Jesuit Father Christopher Willcock, an award-winning Australian composer of music for churches and concert halls, has joined the Boston College community as the Thomas I. Gasson, SJ Professor for 2011-12.
Fr. Willcock is a faculty member in the Jesuit Theological College of the Melbourne College of Divinity in Australia, where he teaches liturgy and sacramental theology.
His “chief love,” though, is music. The first Gasson Professor to be based in the Music Department, Willcock is co-teaching a senior seminar this semester with Adjunct Associate Professor Jeremiah McGrann, and next semester will team teach Music and the Jesuit Tradition with Canisius Professor T. Frank Kennedy, SJ, — who is director of the Jesuit Institute — and Music Chairman Professor Michael Noone.
Born in Sydney, Fr. Willcock entered the Society of Jesus in 1969. Ordained a priest in 1977, he earned a doctorate from Institut Catholique and the Sorbonne in Paris.
“It’s a huge privilege, and a great pleasure, for the Music Department to be able to welcome Fr. Christopher Willcock as Gasson Professor,” said Noone. “While Willcock is one of the biggest names in Australian Catholic music, some of his most astonishing creations have been composed for the secular concert hall. Christopher’s collaborations with both students and faculty will emphasize the crucial role played by creativity and the imagination in college life.”
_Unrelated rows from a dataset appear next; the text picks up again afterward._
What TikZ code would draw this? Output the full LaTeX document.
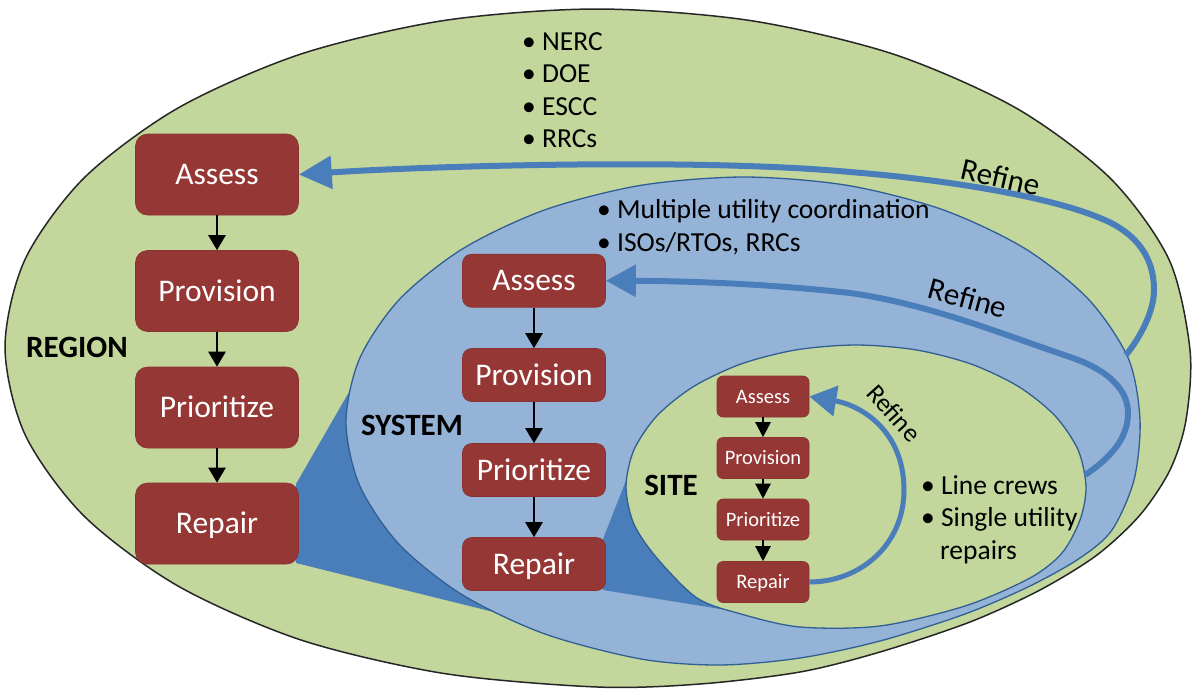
\documentclass[tikz,border=0pt]{standalone}
\usepackage{fontspec}
\setmainfont{Carlito}
\usetikzlibrary{arrows.meta}
\definecolor{regiongreen}{HTML}{C3D69B}
\definecolor{sysblue}{HTML}{95B3D7}
\definecolor{wedgeblue}{HTML}{4A7EBB}
\definecolor{linkblue}{HTML}{4A7EBB}
\definecolor{rimblue}{HTML}{2F5F94}
\definecolor{boxred}{HTML}{953735}
\definecolor{boxrim}{HTML}{8A3230}
\begin{document}
\begin{tikzpicture}[x=1pt,y=-1pt,
  boxbase/.style={rectangle, fill=boxred, draw=boxrim, line width=0.6pt, inner sep=0pt, text=white},
  bigbox/.style={boxbase, rounded corners=12pt, minimum width=163pt, minimum height=81pt, font=\fontsize{31.5}{36}\selectfont, text height=20.3pt, text depth=0pt},
  midbox/.style={boxbase, rounded corners=9pt, minimum width=143pt, minimum height=53pt, font=\fontsize{31.5}{36}\selectfont, text height=20.3pt, text depth=0pt},
  smallbox/.style={boxbase, rounded corners=6pt, minimum width=92pt, minimum height=41pt, font=\fontsize{20.5}{24}\selectfont, text height=13.2pt, text depth=0pt},
  blk/.style={draw=black, line width=2.5pt, -{Triangle[length=15pt,width=17pt]}},
  blksmall/.style={draw=black, line width=2.3pt, -{Triangle[length=15pt,width=15pt]}},
  refarrow/.style={draw=linkblue, line width=6pt},
  lvl/.style={font=\bfseries\fontsize{31}{36}\selectfont, inner sep=0pt, anchor=base},
  bul/.style={font=\fontsize{27.5}{32}\selectfont, inner sep=0pt, anchor=base west},
  refl/.style={font=\fontsize{31}{36}\selectfont, inner sep=0pt},
]
\useasboundingbox (0,0) rectangle (1192,691);

% REGION ellipse
\path[fill=regiongreen, draw=black!85, line width=1.5pt] plot[smooth cycle] coordinates {
 (597,9) (750,20.5) (893,54) (1016,108) (1110,178) (1169,259.5) (1190,350) (1186,420)
 (1170,470) (1140,515) (1097,555) (1040,590) (970,622) (880,652) (800,672) (700,684)
 (597,687) (444,673.5) (301,640) (178,586) (84,516) (25,434.5) (5,347) (25,259.5)
 (84,178) (178,108) (301,54) (444,20.5)};

% zoom wedge region -> system
\fill[wedgeblue] (296,484) -- (360,373) -- (600,450) -- (530,621) -- (296,563) -- cycle;

% SYSTEM ellipse
\path[fill=sysblue, draw=rimblue, line width=1.3pt] plot[smooth cycle] coordinates {
 (744,177) (847,185.3) (943,209.8) (1025.4,248.8) (1088.7,299.5) (1128.4,358.6) (1140,420)
 (1134,480) (1112,530) (1080,558) (1030,586) (965,614) (880,641) (800,658) (720,665)
 (641,659) (545,634) (462.6,595) (399.3,544.5) (359.6,485.4) (346,422) (359.6,358.6)
 (399.3,299.5) (462.6,248.8) (545,209.8) (641,185.3)};

% zoom wedge system -> site
\fill[wedgeblue] (603,539) -- (636,455) -- (760,500) -- (745,613) -- (603,590) -- cycle;

% SITE ellipse
\path[fill=regiongreen, draw=rimblue, line width=1.3pt] plot[smooth cycle] coordinates {
 (856,345) (915.5,349.8) (971,364) (1018.6,386.6) (1055.2,416) (1078.2,450.2) (1086,487)
 (1080,520) (1062,553) (1030,578) (965,606) (880,626) (800,627) (741,614) (697,598)
 (656.8,558) (633.8,523.8) (626,487) (633.8,450.2) (656.8,416) (693.4,386.6) (741,364)
 (796.5,349.8)};

% REGION boxes
\node[bigbox] (rA)  at (217,174.5) {Assess};
\node[bigbox] (rPv) at (217,291)   {Provision};
\node[bigbox] (rPr) at (217,407.5) {Prioritize};
\node[bigbox] (rR)  at (217,523.5) {Repair};
\draw[blk] (rA.south) -- (rPv.north);
\draw[blk] (rPv.south) -- (rPr.north);
\draw[blk] (rPr.south) -- (rR.north);

% SYSTEM boxes
\node[midbox] (sA)  at (534,280.7) {Assess};
\node[midbox] (sPv) at (534,375)   {Provision};
\node[midbox] (sPr) at (534,470)   {Prioritize};
\node[midbox] (sR)  at (534,564)   {Repair};
\draw[blk] (sA.south) -- (sPv.north);
\draw[blk] (sPv.south) -- (sPr.north);
\draw[blk] (sPr.south) -- (sR.north);

% SITE boxes
\node[smallbox] (tA)  at (763,396.5) {Assess};
\node[smallbox] (tPv) at (763,458)   {Provision};
\node[smallbox] (tPr) at (763,519.5) {Prioritize};
\node[smallbox] (tR)  at (763,582)   {Repair};
\draw[blksmall] (tA.south) -- (tPv.north);
\draw[blksmall] (tPv.south) -- (tPr.north);
\draw[blksmall] (tPr.south) -- (tR.north);

% Refine arrows
\coordinate (outerStart) at (1126,355);
\draw[refarrow, -{Triangle[length=33pt,width=32pt]}] (outerStart)
  .. controls (1142,335) and (1154,310) .. (1154,290)
  .. controls (1154,250) and (1128,229) .. (1100,218)
  .. controls (1050,197) and (950,180) .. (850,172)
  .. controls (700,158) and (430,166) .. (rA.east);
\coordinate (midStart) at (1085,475);
\draw[refarrow, -{Triangle[length=30pt,width=31pt]}] (midStart)
  .. controls (1115,455) and (1128,435) .. (1128,413)
  .. controls (1128,385) and (1100,367) .. (1070,357)
  .. controls (1010,337) and (930,304) .. (850,293)
  .. controls (760,283) and (680,281) .. (sA.east);
\draw[refarrow, line width=5pt, -{Triangle[length=27pt,width=30pt]}] (tR.east)
  .. controls (860,582) and (904,545) .. (904,490)
  .. controls (904,430) and (860,405) .. (tA.east);

\node[refl, rotate=-13] (refOuter) at (1001,177) {Refine};
\node[refl, rotate=-15] (refMid) at (968,298) {Refine};
\node[refl, font=\fontsize{26}{30}\selectfont, rotate=-48] (refSite) at (894,413) {Refine};

% level labels
\node[lvl] (regionLbl) at (77,357) {REGION};
\node[lvl] (systemLbl) at (412,435) {SYSTEM};
\node[lvl] (siteLbl) at (671,495) {SITE};

% bullet lists
\node[bul] (nerc) at (522,50) {• NERC};
\node[bul] (doe)  at (522,82.5) {• DOE};
\node[bul] (escc) at (522,115) {• ESCC};
\node[bul] (rrcs) at (522,147.5) {• RRCs};
\node[bul] (muc)  at (597,218.3) {• Multiple utility coordination};
\node[bul] (iso)  at (597,251.7) {• ISOs/RTOs, RRCs};
\node[bul] (crew) at (921,494) {• Line crews};
\node[bul] (single) at (921,526.7) {• Single utility};
\node[bul] (repairs) at (940,559) {repairs};
\end{tikzpicture}
\end{document}
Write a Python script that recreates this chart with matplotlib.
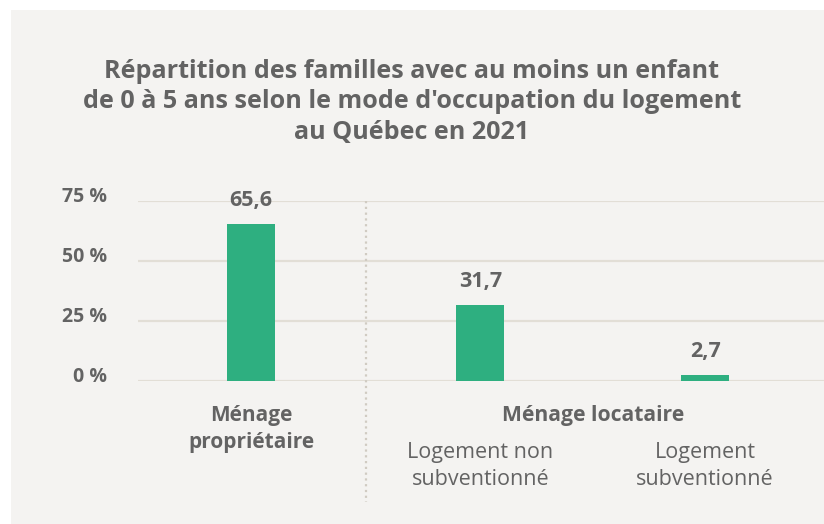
import matplotlib
matplotlib.use("Agg")
import matplotlib.pyplot as plt
from matplotlib.patches import Rectangle
from matplotlib.transforms import ScaledTranslation

# data
groups = ["Ménage\npropriétaire", "Logement non\nsubventionné", "Logement\nsubventionné"]
values = [65.6, 31.7, 2.7]
value_labels = ["65,6", "31,7", "2,7"]
parent_label = "Ménage locataire"
y_ticks = [0, 25, 50, 75]
y_tick_labels = ["0 %", "25 %", "50 %", "75 %"]
title = ("Répartition des familles avec au moins un enfant\n"
         "de 0 à 5 ans selon le mode d'occupation du logement\n"
         "au Québec en 2021")

W, H = 824, 524
PANEL = "#f4f3f1"
GREEN = "#2eaf80"
TEXT = "#636363"
GRID = "#e2ded6"
DIVIDER = "#d0cbc2"

plt.rcParams["font.family"] = ["Open Sans", "DejaVu Sans"]

fig = plt.figure(figsize=(W / 100, H / 100), dpi=100)
fig.patch.set_facecolor("white")
fig.patches.append(Rectangle((11 / W, 0), 1 - 11 / W, 1 - 10 / H,
                             transform=fig.transFigure, facecolor=PANEL,
                             edgecolor="none", zorder=-10))

# axes placed in pixel space: left 138, right 824, zero line y=381, 75 % at y=201
ax_left, ax_right, ax_top, ax_bottom = 138, 824, 201, 381
ax = fig.add_axes([ax_left / W, 1 - ax_bottom / H,
                   (ax_right - ax_left) / W, (ax_bottom - ax_top) / H])
ax.set_facecolor("none")
ax_h = ax_bottom - ax_top

x = [0, 1.01, 2.0]
ax.bar(x, values, width=0.21, color=GREEN, zorder=3)
ax.set_xlim(-0.498, 2.524)
ax.set_ylim(0, 75)

ax.set_yticks(y_ticks)
ax.set_yticklabels(y_tick_labels)
ax.tick_params(axis="y", length=0, pad=22, labelsize=14, labelcolor=TEXT)
shift_up = ScaledTranslation(0, 6 / 100, fig.dpi_scale_trans)
for lab in ax.get_yticklabels():
    lab.set_fontweight("bold")
    lab.set_transform(lab.get_transform() + shift_up)
ax.set_xticks([])
ax.grid(axis="y", color=GRID, linewidth=1.6, zorder=1)
for s in ax.spines.values():
    s.set_visible(False)

for xi, v, lab in zip(x, values, value_labels):
    ax.annotate(lab, (xi, v), xytext=(0, 9), textcoords="offset points",
                ha="center", va="bottom", fontsize=15.5, fontweight="bold",
                color=TEXT)

# divider between owner and renter groups
div_x = (x[0] + x[1]) / 2
ax.plot([div_x, div_x], [75, -(502 - ax_bottom) / ax_h * 75], color=DIVIDER,
        linewidth=1.6, linestyle=(0, (1, 1.6)), clip_on=False, zorder=2)


def px_to_axes(py):
    return (ax_bottom - py) / ax_h


xt = ax.get_xaxis_transform()
ax.text(x[0], px_to_axes(429), groups[0], transform=xt, ha="center",
        va="center", fontsize=15, fontweight="bold", color=TEXT,
        linespacing=1.42)
ax.text((x[1] + x[2]) / 2, px_to_axes(415), parent_label, transform=xt,
        ha="center", va="center", fontsize=15.2, fontweight="bold", color=TEXT)
for xi, g in zip(x[1:], groups[1:]):
    ax.text(xi, px_to_axes(466), g, transform=xt, ha="center", va="center",
            fontsize=15.5, color=TEXT, linespacing=1.36)

fig.text(0.5, 1 - 102 / H, title, ha="center", va="center", fontsize=18.1,
         fontweight="bold", color=TEXT, linespacing=1.27)

fig.savefig("out.png", dpi=100, facecolor="white")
Fr. Willcock has composed orchestral, chamber, choral and solo vocal works. His music has been performed by the Tasmanian Symphony Orchestra, Tallis Scholars, Melbourne Chamber Orchestra and Melbourne Symphony Orchestra Chorus.
While in his post as Gasson Professor, Fr. Willcock hopes to work on a new piece of music, “Friday’s Child,” composed for a string quartet. “It will be about the life and message of German theologian Dietrich Bonhoeffer, who was killed by the Nazis,” he said.
One of Fr. Willcock’s favorite pieces, he said, is “Akhmatova Requiem,” set to the words of Russian poet Anna Akhmatova who wrote about the extreme sufferings during the Stalin regime. Fr. Willcock received the Albert H. Maggs Composition Award to compose and perform this work.
Fr. Willcock also has been recognized for his liturgical compositions, receiving the inaugural Percy Jones Memorial Award for Outstanding Contribution to Liturgical Music in 1993. Among the titles in his liturgical music collection are Who Did You See?, God Here Among Us, In the Peace of Christ, and two volumes of psalm settings: Psalms for Feasts and Seasons and Psalms for the Journey.
Fr. Willcock directed the music and an international choir for a Mass held in St. Peter’s Square to mark the Jesuit Jubilee in 2006. He created the song “Spirit-Power” specifically for the 2008 World Youth Day papal Mass held in Australia.
Funded by a gift from the Jesuit Community at Boston College, the Gasson Chair is held by a distinguished Jesuit scholar in any discipline and is the oldest endowed professorship at Boston College.